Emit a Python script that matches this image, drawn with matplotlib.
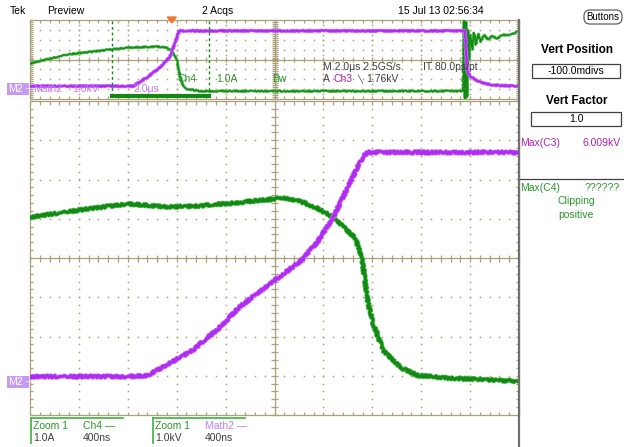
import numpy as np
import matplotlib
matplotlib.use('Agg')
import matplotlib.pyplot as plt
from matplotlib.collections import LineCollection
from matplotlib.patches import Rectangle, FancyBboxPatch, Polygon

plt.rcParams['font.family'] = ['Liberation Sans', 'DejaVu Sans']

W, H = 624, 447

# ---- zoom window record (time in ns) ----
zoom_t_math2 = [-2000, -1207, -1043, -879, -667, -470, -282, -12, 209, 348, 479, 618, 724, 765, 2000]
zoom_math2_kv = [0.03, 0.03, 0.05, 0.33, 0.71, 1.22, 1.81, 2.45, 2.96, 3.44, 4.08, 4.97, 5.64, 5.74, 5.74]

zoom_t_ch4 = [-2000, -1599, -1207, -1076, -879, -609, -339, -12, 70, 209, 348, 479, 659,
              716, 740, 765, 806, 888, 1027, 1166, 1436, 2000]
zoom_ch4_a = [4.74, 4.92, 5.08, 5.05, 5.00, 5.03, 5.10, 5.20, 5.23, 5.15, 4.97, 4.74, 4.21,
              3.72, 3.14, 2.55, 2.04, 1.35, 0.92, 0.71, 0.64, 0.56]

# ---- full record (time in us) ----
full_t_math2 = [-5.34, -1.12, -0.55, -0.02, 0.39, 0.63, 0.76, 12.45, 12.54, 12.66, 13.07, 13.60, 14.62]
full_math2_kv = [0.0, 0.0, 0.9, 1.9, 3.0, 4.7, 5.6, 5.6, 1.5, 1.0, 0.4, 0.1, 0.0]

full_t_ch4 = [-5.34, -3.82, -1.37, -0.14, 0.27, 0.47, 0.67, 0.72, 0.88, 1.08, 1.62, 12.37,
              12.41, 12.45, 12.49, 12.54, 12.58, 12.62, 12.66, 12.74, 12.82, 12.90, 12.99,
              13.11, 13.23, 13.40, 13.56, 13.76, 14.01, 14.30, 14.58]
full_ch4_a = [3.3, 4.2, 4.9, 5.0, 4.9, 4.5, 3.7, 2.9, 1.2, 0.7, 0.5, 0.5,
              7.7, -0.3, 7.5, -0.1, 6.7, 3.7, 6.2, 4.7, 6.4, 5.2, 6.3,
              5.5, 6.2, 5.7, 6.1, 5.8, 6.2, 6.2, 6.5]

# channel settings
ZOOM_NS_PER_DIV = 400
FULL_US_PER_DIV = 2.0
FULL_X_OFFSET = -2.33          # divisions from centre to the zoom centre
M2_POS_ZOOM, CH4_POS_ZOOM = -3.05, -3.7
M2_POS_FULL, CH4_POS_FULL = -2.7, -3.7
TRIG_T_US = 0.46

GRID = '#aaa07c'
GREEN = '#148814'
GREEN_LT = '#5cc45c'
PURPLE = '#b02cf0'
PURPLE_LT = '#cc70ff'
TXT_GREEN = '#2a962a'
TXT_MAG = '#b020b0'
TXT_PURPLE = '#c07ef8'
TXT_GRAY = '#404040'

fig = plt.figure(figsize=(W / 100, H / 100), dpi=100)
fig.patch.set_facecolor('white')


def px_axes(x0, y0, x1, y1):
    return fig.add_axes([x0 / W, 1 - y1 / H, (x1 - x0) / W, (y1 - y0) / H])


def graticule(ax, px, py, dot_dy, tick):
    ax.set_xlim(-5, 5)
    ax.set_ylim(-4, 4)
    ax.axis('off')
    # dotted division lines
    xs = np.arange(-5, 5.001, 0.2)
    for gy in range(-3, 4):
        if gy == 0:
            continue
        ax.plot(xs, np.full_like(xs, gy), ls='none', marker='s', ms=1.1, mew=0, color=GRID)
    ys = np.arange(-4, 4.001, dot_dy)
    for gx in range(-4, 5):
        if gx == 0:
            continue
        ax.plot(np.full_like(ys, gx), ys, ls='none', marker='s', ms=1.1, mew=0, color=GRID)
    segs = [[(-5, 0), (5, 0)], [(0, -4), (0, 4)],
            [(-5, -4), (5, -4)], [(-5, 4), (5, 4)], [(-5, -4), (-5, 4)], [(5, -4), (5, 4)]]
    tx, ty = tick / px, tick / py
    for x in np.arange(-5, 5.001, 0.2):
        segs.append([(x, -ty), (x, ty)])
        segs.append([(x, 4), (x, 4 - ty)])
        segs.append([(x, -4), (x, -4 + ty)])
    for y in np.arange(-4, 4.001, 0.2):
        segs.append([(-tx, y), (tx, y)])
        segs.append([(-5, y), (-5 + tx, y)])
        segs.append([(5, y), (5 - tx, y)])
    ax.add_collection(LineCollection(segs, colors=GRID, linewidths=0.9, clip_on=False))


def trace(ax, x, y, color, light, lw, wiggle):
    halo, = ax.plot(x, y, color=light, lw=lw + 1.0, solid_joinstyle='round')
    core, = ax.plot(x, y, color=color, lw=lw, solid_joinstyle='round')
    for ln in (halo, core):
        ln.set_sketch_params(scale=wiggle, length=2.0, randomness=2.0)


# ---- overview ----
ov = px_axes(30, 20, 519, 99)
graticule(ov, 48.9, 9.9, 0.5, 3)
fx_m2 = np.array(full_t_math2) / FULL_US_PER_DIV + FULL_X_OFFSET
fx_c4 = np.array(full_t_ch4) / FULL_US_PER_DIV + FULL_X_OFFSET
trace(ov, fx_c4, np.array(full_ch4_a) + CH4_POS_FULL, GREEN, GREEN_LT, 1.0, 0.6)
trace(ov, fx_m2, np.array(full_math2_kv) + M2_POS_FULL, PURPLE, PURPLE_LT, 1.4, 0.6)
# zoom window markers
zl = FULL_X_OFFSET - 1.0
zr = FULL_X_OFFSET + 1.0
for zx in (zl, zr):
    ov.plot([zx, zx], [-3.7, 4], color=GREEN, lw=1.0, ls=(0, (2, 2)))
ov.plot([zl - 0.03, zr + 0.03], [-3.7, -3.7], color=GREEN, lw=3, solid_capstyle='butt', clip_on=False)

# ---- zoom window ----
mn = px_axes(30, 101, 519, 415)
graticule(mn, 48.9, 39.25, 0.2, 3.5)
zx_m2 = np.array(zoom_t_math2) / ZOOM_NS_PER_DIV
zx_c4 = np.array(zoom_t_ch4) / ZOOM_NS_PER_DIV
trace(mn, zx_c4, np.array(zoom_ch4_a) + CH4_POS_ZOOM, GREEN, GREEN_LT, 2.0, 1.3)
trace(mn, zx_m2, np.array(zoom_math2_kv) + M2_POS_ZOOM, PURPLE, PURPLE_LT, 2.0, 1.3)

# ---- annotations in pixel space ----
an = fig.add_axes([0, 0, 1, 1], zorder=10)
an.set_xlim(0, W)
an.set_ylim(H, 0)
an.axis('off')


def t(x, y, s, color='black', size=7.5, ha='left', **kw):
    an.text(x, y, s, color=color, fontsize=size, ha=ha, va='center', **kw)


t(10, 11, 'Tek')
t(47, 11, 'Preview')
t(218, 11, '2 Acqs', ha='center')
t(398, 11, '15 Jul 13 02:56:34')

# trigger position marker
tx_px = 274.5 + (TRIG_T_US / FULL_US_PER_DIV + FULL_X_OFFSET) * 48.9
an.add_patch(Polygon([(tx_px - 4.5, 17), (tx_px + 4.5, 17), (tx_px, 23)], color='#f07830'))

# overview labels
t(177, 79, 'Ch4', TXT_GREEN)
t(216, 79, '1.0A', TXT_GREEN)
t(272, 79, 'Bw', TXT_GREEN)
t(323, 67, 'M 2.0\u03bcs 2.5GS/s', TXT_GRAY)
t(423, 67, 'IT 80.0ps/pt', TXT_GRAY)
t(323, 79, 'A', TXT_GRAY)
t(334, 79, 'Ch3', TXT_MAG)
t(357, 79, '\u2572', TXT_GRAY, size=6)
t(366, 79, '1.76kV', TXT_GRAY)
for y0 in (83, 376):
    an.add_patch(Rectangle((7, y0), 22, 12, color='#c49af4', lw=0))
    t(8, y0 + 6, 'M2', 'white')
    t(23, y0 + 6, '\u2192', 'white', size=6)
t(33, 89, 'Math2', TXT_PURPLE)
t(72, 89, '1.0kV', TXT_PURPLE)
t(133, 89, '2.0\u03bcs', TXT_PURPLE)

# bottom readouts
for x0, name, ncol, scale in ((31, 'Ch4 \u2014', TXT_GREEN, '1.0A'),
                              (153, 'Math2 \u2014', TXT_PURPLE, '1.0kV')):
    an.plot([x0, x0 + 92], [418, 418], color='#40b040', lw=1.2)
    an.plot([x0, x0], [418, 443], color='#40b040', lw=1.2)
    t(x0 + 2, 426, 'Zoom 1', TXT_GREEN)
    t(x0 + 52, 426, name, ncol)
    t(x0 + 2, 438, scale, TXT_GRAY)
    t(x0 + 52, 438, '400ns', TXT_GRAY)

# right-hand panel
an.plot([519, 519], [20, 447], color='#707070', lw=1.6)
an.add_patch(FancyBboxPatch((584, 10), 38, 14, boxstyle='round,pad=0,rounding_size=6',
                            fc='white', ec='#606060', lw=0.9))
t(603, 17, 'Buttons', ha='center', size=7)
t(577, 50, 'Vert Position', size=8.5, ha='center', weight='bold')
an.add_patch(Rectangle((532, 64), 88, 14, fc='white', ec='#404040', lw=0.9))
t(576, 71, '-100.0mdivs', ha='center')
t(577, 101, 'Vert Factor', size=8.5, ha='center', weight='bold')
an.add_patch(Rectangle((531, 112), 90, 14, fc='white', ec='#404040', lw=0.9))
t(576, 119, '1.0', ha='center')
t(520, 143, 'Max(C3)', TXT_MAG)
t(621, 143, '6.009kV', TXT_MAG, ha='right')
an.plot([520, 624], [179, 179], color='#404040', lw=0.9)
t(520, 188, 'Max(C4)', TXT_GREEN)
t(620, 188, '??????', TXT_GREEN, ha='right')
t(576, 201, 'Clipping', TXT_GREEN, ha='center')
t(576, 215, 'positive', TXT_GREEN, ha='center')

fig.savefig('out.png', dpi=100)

* * *

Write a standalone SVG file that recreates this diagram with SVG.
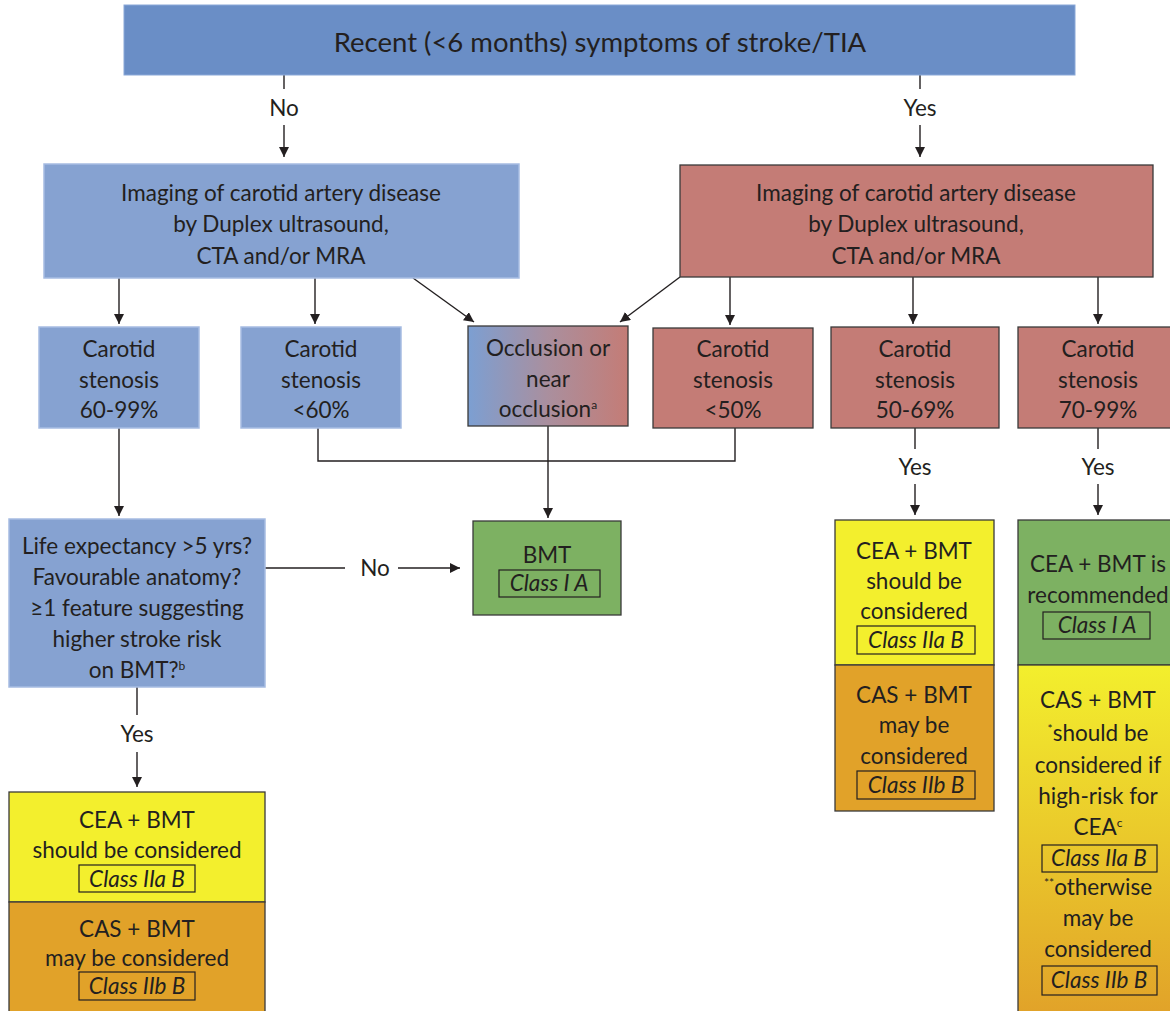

- STATED EXERCISE -
Going back to the data above, write out everything from the line with "Emit a Python" down to the line with "return fig.add_axes([x0 /", both included, leaving every picture out.

- RESPONSE TO THE TASK -
Emit a Python script that matches this image, drawn with matplotlib.
import numpy as np
import matplotlib
matplotlib.use('Agg')
import matplotlib.pyplot as plt
from matplotlib.collections import LineCollection
from matplotlib.patches import Rectangle, FancyBboxPatch, Polygon

plt.rcParams['font.family'] = ['Liberation Sans', 'DejaVu Sans']

W, H = 624, 447

# ---- zoom window record (time in ns) ----
zoom_t_math2 = [-2000, -1207, -1043, -879, -667, -470, -282, -12, 209, 348, 479, 618, 724, 765, 2000]
zoom_math2_kv = [0.03, 0.03, 0.05, 0.33, 0.71, 1.22, 1.81, 2.45, 2.96, 3.44, 4.08, 4.97, 5.64, 5.74, 5.74]

zoom_t_ch4 = [-2000, -1599, -1207, -1076, -879, -609, -339, -12, 70, 209, 348, 479, 659,
              716, 740, 765, 806, 888, 1027, 1166, 1436, 2000]
zoom_ch4_a = [4.74, 4.92, 5.08, 5.05, 5.00, 5.03, 5.10, 5.20, 5.23, 5.15, 4.97, 4.74, 4.21,
              3.72, 3.14, 2.55, 2.04, 1.35, 0.92, 0.71, 0.64, 0.56]

# ---- full record (time in us) ----
full_t_math2 = [-5.34, -1.12, -0.55, -0.02, 0.39, 0.63, 0.76, 12.45, 12.54, 12.66, 13.07, 13.60, 14.62]
full_math2_kv = [0.0, 0.0, 0.9, 1.9, 3.0, 4.7, 5.6, 5.6, 1.5, 1.0, 0.4, 0.1, 0.0]

full_t_ch4 = [-5.34, -3.82, -1.37, -0.14, 0.27, 0.47, 0.67, 0.72, 0.88, 1.08, 1.62, 12.37,
              12.41, 12.45, 12.49, 12.54, 12.58, 12.62, 12.66, 12.74, 12.82, 12.90, 12.99,
              13.11, 13.23, 13.40, 13.56, 13.76, 14.01, 14.30, 14.58]
full_ch4_a = [3.3, 4.2, 4.9, 5.0, 4.9, 4.5, 3.7, 2.9, 1.2, 0.7, 0.5, 0.5,
              7.7, -0.3, 7.5, -0.1, 6.7, 3.7, 6.2, 4.7, 6.4, 5.2, 6.3,
              5.5, 6.2, 5.7, 6.1, 5.8, 6.2, 6.2, 6.5]

# channel settings
ZOOM_NS_PER_DIV = 400
FULL_US_PER_DIV = 2.0
FULL_X_OFFSET = -2.33          # divisions from centre to the zoom centre
M2_POS_ZOOM, CH4_POS_ZOOM = -3.05, -3.7
M2_POS_FULL, CH4_POS_FULL = -2.7, -3.7
TRIG_T_US = 0.46

GRID = '#aaa07c'
GREEN = '#148814'
GREEN_LT = '#5cc45c'
PURPLE = '#b02cf0'
PURPLE_LT = '#cc70ff'
TXT_GREEN = '#2a962a'
TXT_MAG = '#b020b0'
TXT_PURPLE = '#c07ef8'
TXT_GRAY = '#404040'

fig = plt.figure(figsize=(W / 100, H / 100), dpi=100)
fig.patch.set_facecolor('white')


def px_axes(x0, y0, x1, y1):
    return fig.add_axes([x0 / W, 1 - y1 / H, (x1 - x0) / W, (y1 - y0) / H])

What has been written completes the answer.